Besides the villas themselves, Barefoot Vacations also offers a wide variety of excursions, from sailing on the 65-foot Don Bosco (we saw whales!) on trips that include a beach barbecue and snorkeling, to ATV adventures, zip lining in the Costa Rican canopy, volcano tours, deep-sea fishing and even a trip to the casino in nearby Coco Beach. Guillermo arranges all of it. Stay a week and Jack or Guillermo will send a local Costa Rican band to entertain at poolside one night.
Ocotal Beach is just down the hill, a five-minute walk at best. Don’t let the black sand throw you. It’s volcanic and just as soft as the white stuff. Nearby is Father Rooster’s, a nifty beach bar and local hangout.
The walk back is a bit steep but, for a fee, the villa will supply a golf cart for daily use. You can even take them on the 10-minute drive into town, though be aware that the roads are narrow and there are several turns to make.
The villas are priced on a per-person basis and it’s not necessary to fill them up to rent one. Villa Ocotal and Estrella Del Mar require an eight-person minimum, while Cascada necessitates 16. Considering everything — all the meals and drinks — they offer luxury that is incredibly affordable.
It is, in fact, “pura vida” at its finest. The hardest thing you’ll have to do there is pack up and go home.
If you go
Barefoot Vacation Villas
Guanacaste province, Costa Rica
817-375-8606 or 1-888-862-6825; http://barefootvacationvillas.com/
Getting there: Southwest Airlines offers connecting flights from Love Field through Houston to Liberia International Airport. American Airlines offers connections from DFW Airport through Miami.
Ground transportation: The villas offer shuttle service to and from the airport, which is about 25 minutes away.

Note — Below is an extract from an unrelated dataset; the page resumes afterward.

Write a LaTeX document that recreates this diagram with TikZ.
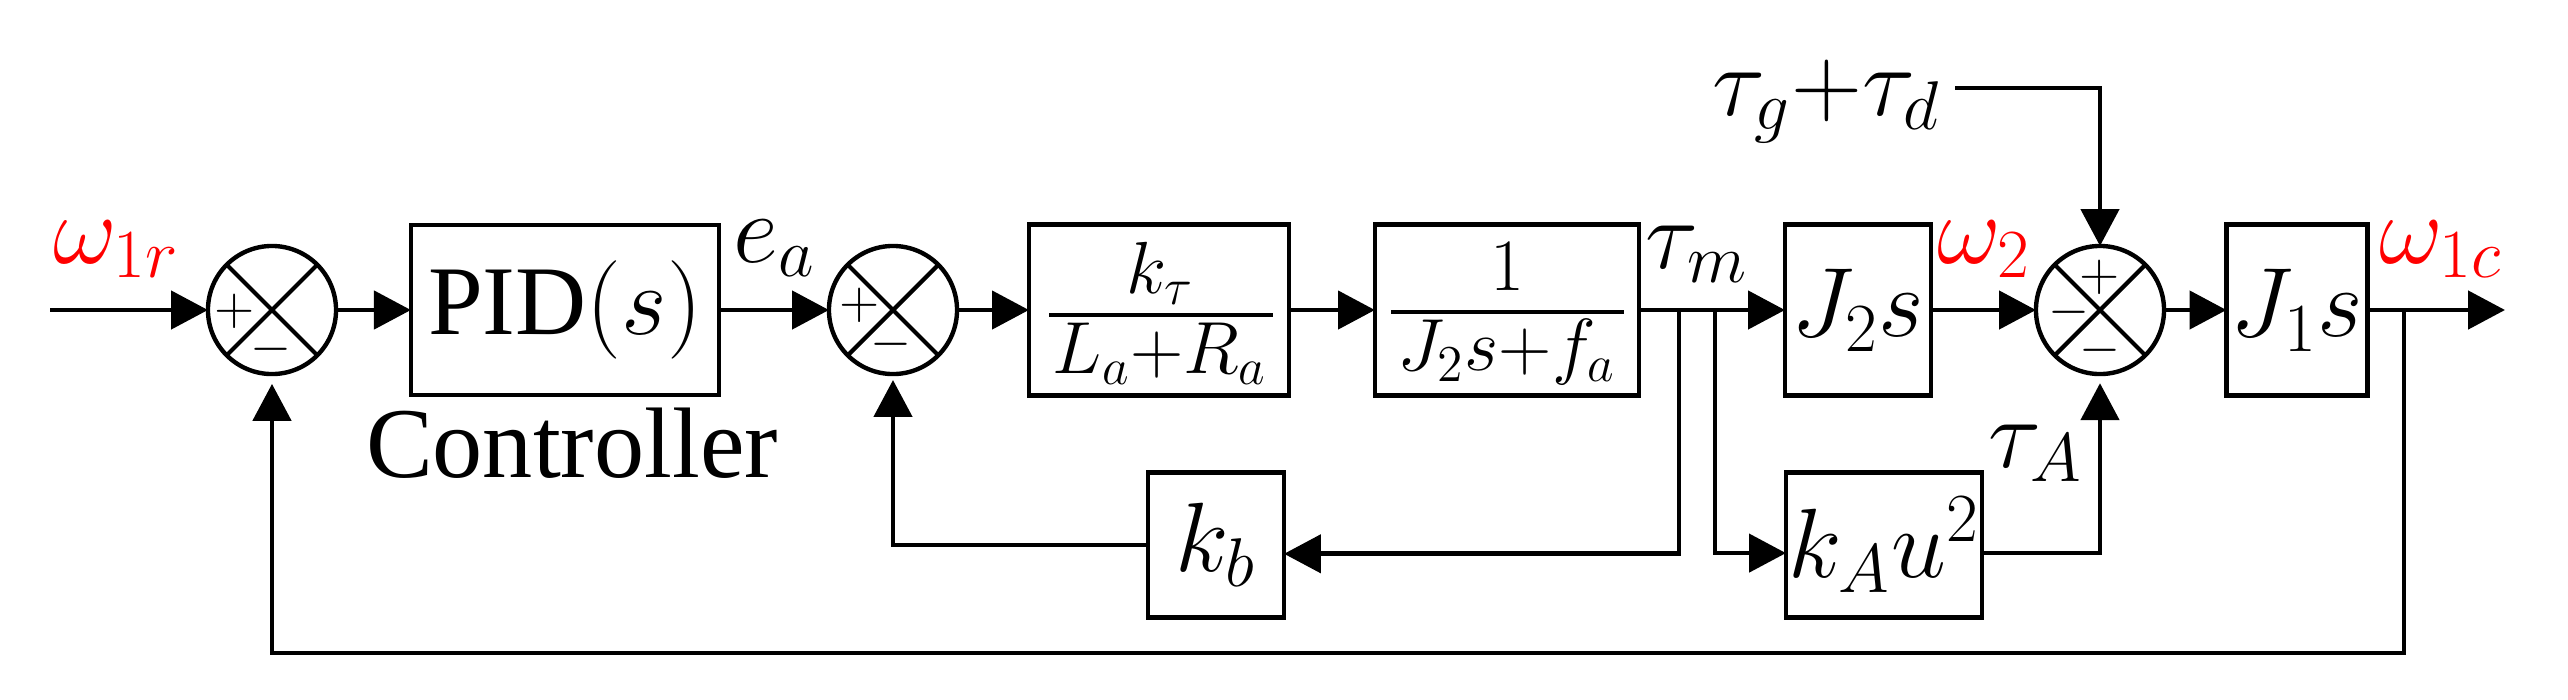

Taxis are easily available for excursions, etc.
Villa Ocotal and Estrella Del Mar: Eight bedrooms, nine baths
Villa Cascada: 16 bedrooms, 18 baths
Pricing: Rates depend on time of year, villa and number of adult guests, but prices can range from $170 per adult, per night, to $235 per adult, per night. They often have last-minute availability, which may discount rates.